At various times, Joe’s pursuit of sex is highly structured, as sophisticated as the machinations of the business world that the film briefly parodies. At one stage, she tells us, she was seeing seven or eight men a night, which she seems to recall primarily as a scheduling challenge; at another, unable to keep straight all the male voices on her answering machine, she adopts a practice of basing her response on a roll of the dice (one: she tells them she loves them; six: she never returns the call). At various points the film plunges into numerology, playing with the notion that her activity has mathematical significance (the wittiest expression of this comes when, after her companion has failed to squeeze into a particularly tight parking space, she takes the wheel and does it perfectly), and Van Trier sometimes finds ways to graphically represent these ideas, as if partly intending the picture as (of all things!) a teaching aid. The pedagogical (or maybe just loud-mouthed) impulse also comes across in how Seligman discourses on such matters as fly fishing, Edgar Allen Poe, and Bach.
At other times though, the abstract momentum of her activities crashes into the tangible pain of human intimacy. A lover sets out to leave his wife for her, bringing down the vengeful weight of the wronged woman (Uma Thurman in a memorable vignette); she finds herself strangely attracted to one man who keeps reappearing in her life (Shia LaBoeuf), and the older Joe comments repeatedly on her own callousness, denying herself even the addict’s consolation of acting on perceived need (it was merely lust, she says). Sometimes, her actions represent a more conventional mode of losing herself in sex, as when for example she leaves the bedside of her dying father for a break, and has a quickie with the first hospital employee she finds. Most of the men in the film make no more impact on us than they do on her (at one point Van Trier reduces several dozen of them to a rapid succession of penis shots), which intensifies the danger attaching to those who, by whatever human mystery, somehow come to embody something deeper to her.

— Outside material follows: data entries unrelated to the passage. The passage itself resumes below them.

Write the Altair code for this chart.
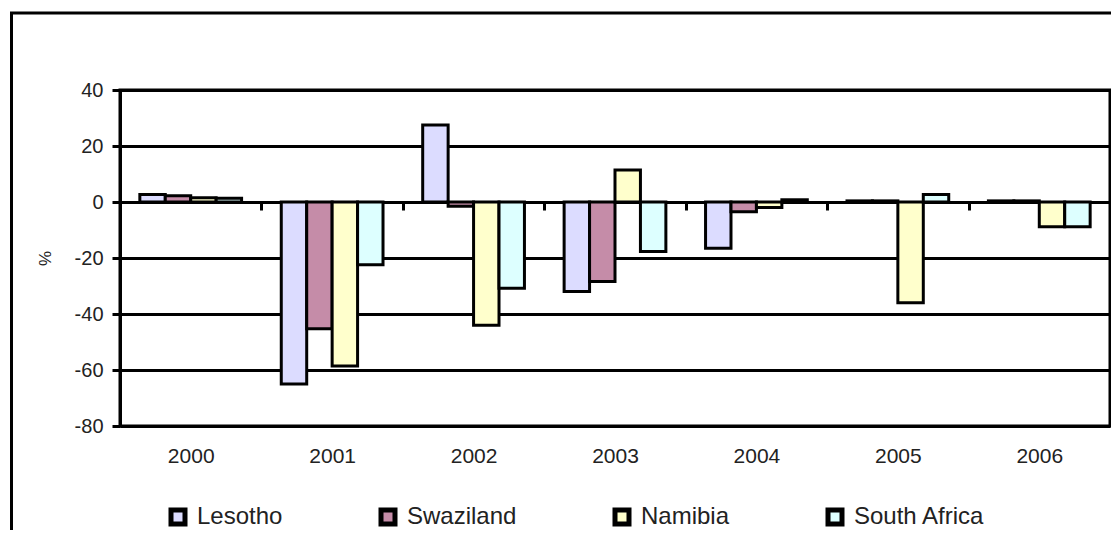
import altair as alt
import pandas as pd

years = ["2000", "2001", "2002", "2003", "2004", "2005", "2006"]
countries = ["Lesotho", "Swaziland", "Namibia", "South Africa"]
lesotho = [2.7, -65.0, 27.5, -32.0, -16.5, 0.4, 0.4]
swaziland = [2.2, -45.3, -1.5, -28.4, -3.5, 0.4, 0.4]
namibia = [1.5, -58.6, -44.0, 11.4, -2.0, -36.0, -8.8]
south_africa = [1.3, -22.4, -30.8, -17.7, 0.8, 2.7, -8.8]
fills = ["#DCDCFF", "#C58CA8", "#FFFFCC", "#DDFFFF"]
y_ticks = [-80, -60, -40, -20, 0, 20, 40]

rows = []
for c, vals in zip(countries, [lesotho, swaziland, namibia, south_africa]):
    for yr, v in zip(years, vals):
        rows.append({"year": yr, "country": c, "value": v})
df = pd.DataFrame(rows)

FONT = "Liberation Sans"

bars = alt.Chart(df).mark_bar(stroke="black", strokeWidth=3).encode(
    x=alt.X(
        "year:N", sort=years,
        scale=alt.Scale(paddingInner=0, paddingOuter=0),
        axis=alt.Axis(
            title=None, orient="bottom", offset=-224, tickBand="extent",
            tickSize=8, tickWidth=3, tickColor="black",
            domain=True, domainColor="black", domainWidth=3,
            labelPadding=235, labelFontSize=21, labelFont=FONT,
            labelColor="#222222", labelAngle=0, grid=False,
        ),
    ),
    xOffset=alt.XOffset(
        "country:N", sort=countries,
        scale=alt.Scale(paddingInner=0, paddingOuter=0.78),
    ),
    y=alt.Y(
        "value:Q",
        scale=alt.Scale(domain=[-80, 40], nice=False, zero=False),
        axis=alt.Axis(
            values=y_ticks, labelExpr="'' + datum.value",
            labelFontSize=20, labelFont=FONT, labelColor="#222222", labelPadding=9,
            tickSize=8, tickWidth=3, tickColor="black",
            domainColor="black", domainWidth=3,
            grid=True, gridColor="black", gridWidth=3, gridOpacity=1,
            title="%", titleFont=FONT, titleFontSize=17, titleFontWeight="normal",
            titleColor="#222222", titleX=-75, titleY=168, titleAngle=270,
            titleAlign="center", titleBaseline="middle",
        ),
    ),
    fill=alt.Fill(
        "country:N", sort=countries,
        scale=alt.Scale(domain=countries, range=fills),
        legend=alt.Legend(
            title=None, orient="none", legendX=46, legendY=415,
            direction="horizontal", symbolType="square", symbolSize=196,
            symbolStrokeColor="black", symbolStrokeWidth=5,
            labelFont=FONT, labelFontSize=24, labelColor="#222222",
            labelOffset=7, columnPadding=88, padding=0,
        ),
    ),
)

frame = alt.Chart(pd.DataFrame({"k": [0]})).mark_rect(
    filled=False, stroke="black", strokeWidth=3
).encode(
    x=alt.value(-108.5), x2=alt.value(1100),
    y=alt.value(-77), y2=alt.value(700),
)

chart = alt.layer(frame, bars).properties(
    width=990, height=336,
    autosize=alt.AutoSizeParams(type="none"),
    padding={"left": 112, "top": 82, "right": 1, "bottom": 104},
    background="white",
).configure_view(stroke="black", strokeWidth=3)

chart.save("out.html", embed_options={"renderer": "svg", "actions": False})
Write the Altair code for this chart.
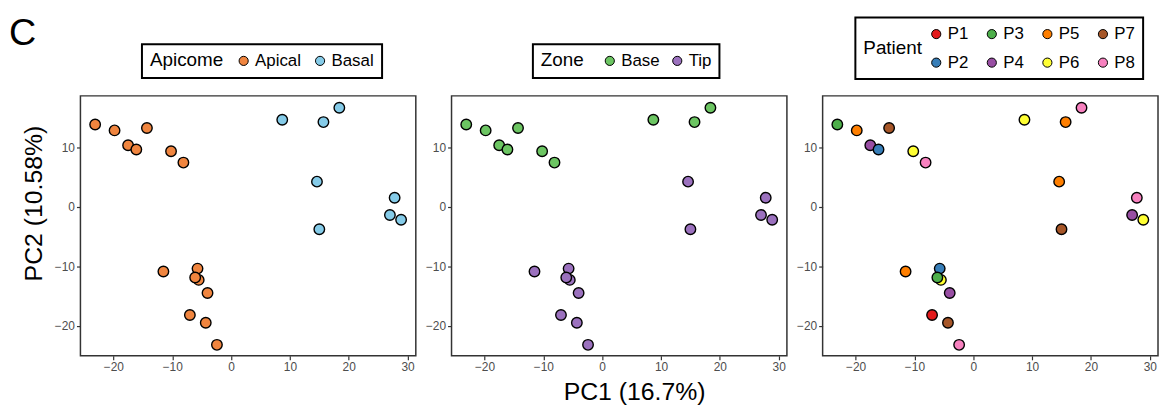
import altair as alt
import pandas as pd

pc1 = [-23.1, -19.8, -17.5, -16.1, -14.3, -10.2, -8.1, 8.7, 18.4, 15.7, 14.6, 27.8,
       27.0, 28.9, 15.0, -11.5, -5.7, -5.5, -6.1, -4.0, -7.0, -4.3, -2.4]
pc2 = [13.8, 12.8, 10.3, 9.6, 13.2, 9.3, 7.4, 14.6, 16.6, 14.2, 4.2, 1.5,
       -1.4, -2.2, -3.8, -10.9, -10.4, -12.3, -11.9, -14.5, -18.2, -19.5, -23.2]
apicome = ["Apical"] * 7 + ["Basal"] * 8 + ["Apical"] * 8
zone = ["Base"] * 10 + ["Tip"] * 13
patient = ["P3", "P5", "P4", "P2", "P7", "P6", "P8", "P6", "P8", "P5", "P5", "P8",
           "P4", "P6", "P7", "P5", "P2", "P6", "P3", "P4", "P1", "P7", "P8"]

apicome_levels = ["Apical", "Basal"]
apicome_colors = ["#F0853F", "#85CBE8"]
zone_levels = ["Base", "Tip"]
zone_colors = ["#6CC562", "#9B71BE"]
patient_levels = ["P1", "P3", "P5", "P7", "P2", "P4", "P6", "P8"]
patient_colors = ["#E41A1C", "#4DAF4A", "#FF7F00", "#A65628",
                  "#377EB8", "#984EA3", "#FFFF33", "#F781BF"]

x_ticks = [-20, -10, 0, 10, 20, 30]
y_ticks = [-20, -10, 0, 10]

df = pd.DataFrame({"PC1": pc1, "PC2": pc2, "Apicome": apicome,
                   "Zone": zone, "Patient": patient})

FONT = "Liberation Sans"
W, H = 338, 262


def panel(field, levels, colors, lx, ly, cols, tpad, cpad, ytitle=None, xtitle=None):
    yaxis = dict(values=y_ticks, title=ytitle)
    if ytitle:
        yaxis.update(titleFontSize=25, titleY=108, titlePadding=8)
    xaxis = dict(values=x_ticks, title=xtitle)
    if xtitle:
        xaxis.update(titleFontSize=25, titleX=184, titlePadding=7)
    return alt.Chart(df).mark_circle(
        size=112, opacity=1, stroke="black", strokeWidth=1.4
    ).encode(
        x=alt.X("PC1:Q", scale=alt.Scale(domain=[-25.6, 31.4], nice=False, zero=False),
                axis=alt.Axis(**xaxis)),
        y=alt.Y("PC2:Q", scale=alt.Scale(domain=[-25.05, 18.6], nice=False, zero=False),
                axis=alt.Axis(**yaxis)),
        color=alt.Color(f"{field}:N",
                        scale=alt.Scale(domain=levels, range=colors),
                        legend=alt.Legend(orient="none", legendX=lx, legendY=ly,
                                          direction="horizontal", columns=cols,
                                          titleOrient="left", titleAnchor="middle",
                                          titleBaseline="middle",
                                          titlePadding=tpad, columnPadding=cpad,
                                          rowPadding=11, padding=8,
                                          strokeColor="black",
                                          symbolType="circle", symbolSize=85,
                                          symbolStrokeColor="black",
                                          symbolStrokeWidth=1,
                                          labelFontSize=17, titleFontSize=19,
                                          labelOffset=3)),
    ).properties(width=W, height=H)


p1 = panel("Apicome", apicome_levels, apicome_colors, 62, -52, 2, 12, 10,
           ytitle="PC2 (10.58%)")
label_df = pd.DataFrame({"t": ["C"]})
c_label = alt.Chart(label_df).mark_text(
    fontSize=38, align="left", baseline="alphabetic", font=FONT, color="black"
).encode(x=alt.value(-72), y=alt.value(-51), text="t:N")
p1 = alt.layer(p1, c_label).resolve_scale(color="independent")

p2 = panel("Zone", zone_levels, zone_colors, 82, -52, 2, 17, 9, xtitle="PC1 (16.7%)")
p3 = panel("Patient", patient_levels, patient_colors, 33, -79, 4, 5, 15)

chart = alt.hconcat(p1, p2, p3, spacing=36, bounds="flush").resolve_scale(
    color="independent"
).properties(
    padding={"top": 5, "left": 0, "right": 0, "bottom": 0}
).configure(font=FONT).configure_view(
    stroke="#333333", strokeWidth=1.5
).configure_axis(
    domain=False, grid=False, tickColor="#333333", tickSize=4, tickWidth=1.2,
    labelColor="#4D4D4D", labelFontSize=12, labelPadding=2,
    titleColor="black", titleFontWeight="normal", labelFont=FONT, titleFont=FONT
).configure_legend(
    labelColor="black", titleColor="black", titleFontWeight="normal",
    labelFont=FONT, titleFont=FONT, strokeWidth=2
)

chart.save("out.html", embed_options={"renderer": "svg", "actions": False})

Writing here a few years ago about Van Trier’s last film Melancholia, I commented among other things on how the film depicts the emptiness of our structures and devices and rituals, ultimately suggesting we’re so eroded by them, even the pending end of the world can’t galvanize us to reclaim our inner selves. Nymphomaniac, at least based on the first volume, doesn’t feel much like watching Melancholia, but it extends its fascination with the prospect of oblivion, focusing down to its purest and most pervasive expression, the brief post-orgasmic embrace of death. Even if it seldom seems truly new or revelatory, it’s much more fascinating than not. Come back soon (if, after the above, you can stand the prospect) to see whether volume two changes this assessment.